The case mounted by South African and Zimbabwean farmers who sued the government for R2 billion, claiming that decisions made by former President Jacob Zuma led to them being unable to claim compensation for losing farms to Zimbabwe’s expropriation programme, has been dismissed by the Constitutional Court.

The farmers claim Zuma’s decisions at a 2014 Southern African Development Community (SADC) summit led to their being unable to claim compensation for losing farms to Zimbabwe’s expropriation programme.

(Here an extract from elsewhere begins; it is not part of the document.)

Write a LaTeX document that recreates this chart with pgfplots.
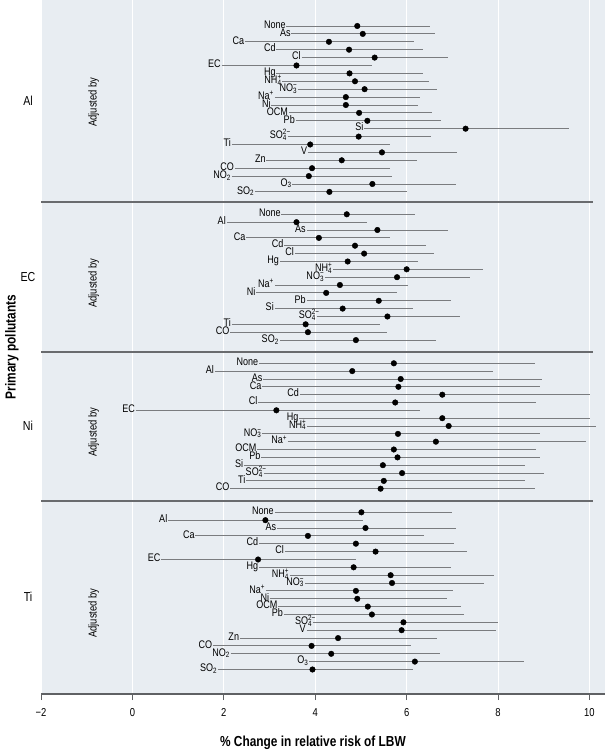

In 2009, the SADC tribunal ruled in the farmers’ favour and ordered the Zimbabwean government to pay compensation. However, in 2014 the tribunal’s powers were ‘deliberately extinguished by joint action, in which then-president [Jacob] Zuma was a co-perpetrator’.

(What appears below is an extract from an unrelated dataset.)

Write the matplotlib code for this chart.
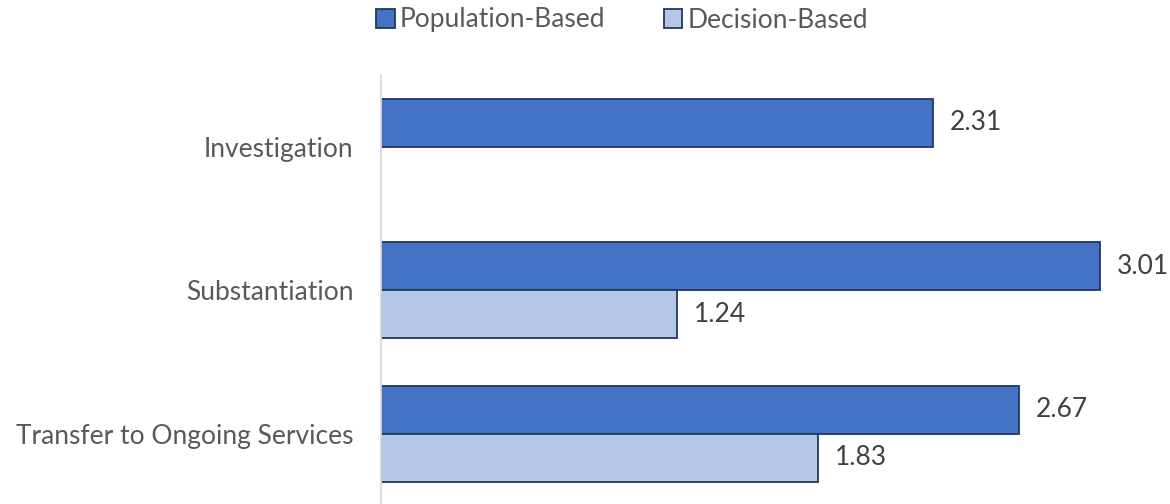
import matplotlib
matplotlib.use("Agg")
from matplotlib import pyplot as plt
from matplotlib.patches import Patch
import numpy as np

categories = ["Investigation", "Substantiation", "Transfer to Ongoing Services"]
population = [2.31, 3.01, 2.67]
decision = [None, 1.24, 1.83]
series_names = ["Population-Based", "Decision-Based"]

plt.rcParams['font.family'] = ['Lato', 'DejaVu Sans']

fig = plt.figure(figsize=(11.7, 5.04), dpi=100)
# axes placed in pixels: zero line at x=381, top at y=75
ax = fig.add_axes([381 / 1170, 0, (1150 - 381) / 1170, (504 - 75) / 504])

y = np.arange(len(categories))
h = 1 / 3
edge = '#203864'
c_pop, c_dec = '#4472C4', '#B4C7E7'

pop_bars = ax.barh(y - h / 2, population, height=h, color=c_pop,
                   edgecolor=edge, linewidth=1.3)
dec_vals = [v if v is not None else 0 for v in decision]
dec_bars = ax.barh(y + h / 2, dec_vals, height=h, color=c_dec,
                   edgecolor=edge, linewidth=1.3)
for b, v in zip(dec_bars, decision):
    if v is None:
        b.set_visible(False)

for bars, vals in [(pop_bars, population), (dec_bars, decision)]:
    for b, v in zip(bars, vals):
        if v is None:
            continue
        ax.annotate(f"{v:.2f}", (b.get_width(), b.get_y() + b.get_height() / 2),
                    xytext=(12, 0), textcoords='offset points',
                    va='center', ha='left', fontsize=19, color='#404040')

ax.set_xlim(0, (1150 - 381) / 238.8)
ax.set_ylim(2.49, -0.5)
ax.set_yticks(y)
ax.set_yticklabels(categories, fontsize=19, color='#595959')
ax.tick_params(axis='y', length=0, pad=20)
ax.set_xticks([])
for s in ['top', 'right', 'bottom']:
    ax.spines[s].set_visible(False)
ax.spines['left'].set_color('#D9D9D9')
ax.spines['left'].set_linewidth(1.3)

handles = [Patch(facecolor=c_pop, edgecolor=edge, linewidth=1.3),
           Patch(facecolor=c_dec, edgecolor=edge, linewidth=1.3)]
fig.legend(handles, series_names, loc='center',
           bbox_to_anchor=(622 / 1170, 1 - 20 / 504), ncol=2,
           frameon=False, fontsize=19, handlelength=0.7, handleheight=0.7,
           handletextpad=0.2, columnspacing=2.2, labelcolor='#595959')

fig.savefig("out.png", dpi=100)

In 2018, the Constitutional Court declared Zuma’s part in gutting the tribunal as unconstitutional. The court at the time said Zimbabwe’s plan to strip the tribunal of much of its power ‘…had a willing ally in South Africa, as represented by our president’.

After this ruling, the farmers instituted proceedings against the office of president and the government for damages amounting to about R2bn.

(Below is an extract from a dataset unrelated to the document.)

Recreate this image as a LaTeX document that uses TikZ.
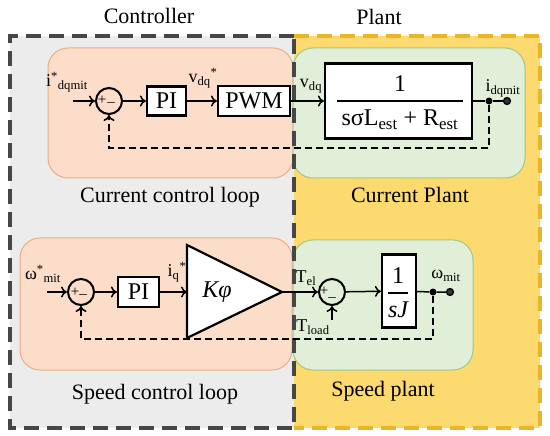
\documentclass[tikz,border=0pt]{standalone}
\usepackage{fontspec}
\setmainfont{Liberation Serif}
\usetikzlibrary{arrows.meta}
\definecolor{gbg}{RGB}{236,236,236}
\definecolor{gbd}{RGB}{70,70,70}
\definecolor{ybg}{RGB}{252,218,112}
\definecolor{ybd}{RGB}{232,182,40}
\definecolor{orbg}{RGB}{251,221,202}
\definecolor{orbd}{RGB}{236,172,132}
\definecolor{grbg}{RGB}{226,239,216}
\definecolor{grbd}{RGB}{160,200,128}
\begin{document}
\begin{tikzpicture}[x=1pt,y=-1pt,
  blk/.style={draw=black, line width=2.2pt, fill=white, inner sep=0pt},
  sumj/.style={draw=black, circle, line width=2pt, minimum size=26pt, inner sep=0pt},
  con/.style={line width=1.5pt, -{To[length=6pt,width=11pt]}},
  wire/.style={line width=1.5pt},
  fb/.style={line width=1.6pt, dash pattern=on 7pt off 4pt},
  regb/.style={line width=3.4pt, dash pattern=on 15pt off 8pt},
  big/.style={font=\fontsize{22}{26}\selectfont},
  box/.style={font=\fontsize{24}{28}\selectfont},
  sml/.style={font=\fontsize{18}{20}\selectfont, inner sep=0pt},
  sgn/.style={font=\fontsize{15}{15}\selectfont, inner sep=0pt},
  dot/.style={circle, fill=black, inner sep=0pt, minimum size=7pt},
  term/.style={circle, draw=black, fill=black!80, line width=1.2pt, inner sep=0pt, minimum size=7pt},
  loop/.style={rounded corners=20pt, line width=1pt}]
\useasboundingbox (0,0) rectangle (550,436);
% regions
\fill[ybg] (294,36) rectangle (540,428);
\fill[gbg] (10,36) rectangle (294,428);
\draw[ybd, regb] (294,36) -- (540,36) -- (540,428) -- (294,428);
% loop boxes
\draw[orbd, fill=orbg, loop] (48,48) rectangle (293,178);
\draw[grbd, fill=grbg, loop] (293,48) rectangle (525,178);
\draw[orbd, fill=orbg, loop] (20,238) rectangle (292,370);
\draw[grbd, fill=grbg, loop] (293,240) rectangle (473,370);
\draw[gbd, regb] (294,36) -- (10,36) -- (10,428) -- (294,428) -- cycle;
% titles
\node[big] (tctrl) at (149,16) {Controller};
\node[big] (tplant) at (379,17) {Plant};
\node[big] (tccl) at (170,197) {Current control loop};
\node[big] (tcp) at (410,195) {Current Plant};
\node[big] (tscl) at (155,394) {Speed control loop};
\node[big] (tsp) at (383,391) {Speed plant};
% ---- current loop ----
\coordinate (in1) at (73,101);
\node[sumj] (s1) at (109,101) {};
\node[sgn] (p1) at (102,100) {+};
\node[sgn] (m1) at (111,105) {–};
\node[blk, box, minimum width=39pt, minimum height=29pt] (pi1) at (166.5,101) {PI};
\node[blk, box, minimum width=72pt, minimum height=30pt] (pwm) at (254,101) {PWM};
\node[blk, minimum width=147pt, minimum height=75pt] (tf) at (398.5,101) {};
\node[box, inner sep=0pt] (num1) at (400,84) {1};
\draw[line width=2pt] (337,101) -- (463,101);
\node[box, inner sep=0pt] (den1) at (400,120) {sσL\textsubscript{est} + R\textsubscript{est}};
\node[dot] (d1) at (489,101) {};
\node[term] (t1) at (507,101) {};
\draw[con] (in1) -- (s1);
\draw[con] (s1) -- (pi1);
\draw[con] (pi1) -- (pwm);
\draw[con] (pwm) -- (tf);
\draw[wire] (tf) -- (d1) -- (t1);
\coordinate (f1a) at (489,148);
\coordinate (f1b) at (109,148);
\draw[fb, -{To[length=6pt,width=11pt]}] (d1) -- (f1a) -- (f1b) -- (s1);
\node[sml] (li1) at (67,82) {i\textsuperscript{*}\textsubscript{dqmit}};
\node[sml] (lv1) at (203,78) {v\textsubscript{dq}\textsuperscript{*}};
\node[sml] (lv2) at (311,86) {v\textsubscript{dq}};
\node[sml] (li2) at (503,88) {i\textsubscript{dqmit}};
% ---- speed loop ----
\coordinate (in2) at (47,292);
\node[sumj] (s2) at (81,292) {};
\node[sgn] (p2) at (75,292) {+};
\node[sgn] (m2) at (83,297) {–};
\node[blk, box, minimum width=41pt, minimum height=30pt] (pi2) at (138.5,292) {PI};
\draw[line width=2.2pt, fill=white] (187,245) -- (282,292) -- (187,338) -- cycle;
\coordinate (kin) at (187,292);
\coordinate (kout) at (282,292);
\node[box, font=\fontsize{24}{28}\selectfont\itshape] (kphi) at (217,292) {Kφ};
\node[sumj] (s3) at (332,292) {};
\node[sgn] (p3) at (324,291) {+};
\node[sgn] (m3) at (332,300) {–};
\node[blk, minimum width=34pt, minimum height=73pt] (sj) at (399,291) {};
\node[box, inner sep=0pt] (num2) at (398,276) {1};
\draw[line width=2pt] (388,293) -- (408,293);
\node[box, inner sep=0pt, font=\fontsize{24}{28}\selectfont\itshape] (den2) at (398,310) {sJ};
\node[dot] (d2) at (433,292) {};
\node[term] (t2) at (450,292) {};
\coordinate (tl) at (332,320);
\draw[con] (in2) -- (s2);
\draw[con] (s2) -- (pi2);
\draw[con] (pi2) -- (kin);
\draw[con] (kout) -- (s3);
\draw[con] (tl) -- (s3);
\draw[con] (s3) -- (sj);
\draw[wire] (sj) -- (d2) -- (t2);
\coordinate (f2a) at (433,339);
\coordinate (f2b) at (81,339);
\draw[fb, -{To[length=6pt,width=11pt]}] (d2) -- (f2a) -- (f2b) -- (s2);
\node[sml] (lw1) at (43,274) {ω\textsuperscript{*}\textsubscript{mit}};
\node[sml] (liq) at (177,272) {i\textsubscript{q}\textsuperscript{*}};
\node[sml] (lte) at (306,278) {T\textsubscript{el}};
\node[sml] (ltl) at (313,327) {T\textsubscript{load}};
\node[sml] (lwm) at (446,276) {ω\textsubscript{mit}};
\end{tikzpicture}
\end{document}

The government argued that Zuma’s conduct was too ‘remote’ from the farmers’ losses and started too late: after the three years South African law allows to sue for damages.

The apex court held that the farmers should have started their proceedings when they first knew of Zuma’s conduct in 2014. The farmers argued they could start proceedings only after the apex court’s 2018 ruling, but the apex court disagreed.

The ConCourt said there was nothing in the 2018 application to suggest to the President that he was the subject of any delictual claim.

However, due to the importance of the case, none of the state’s costs were ordered against the farmers.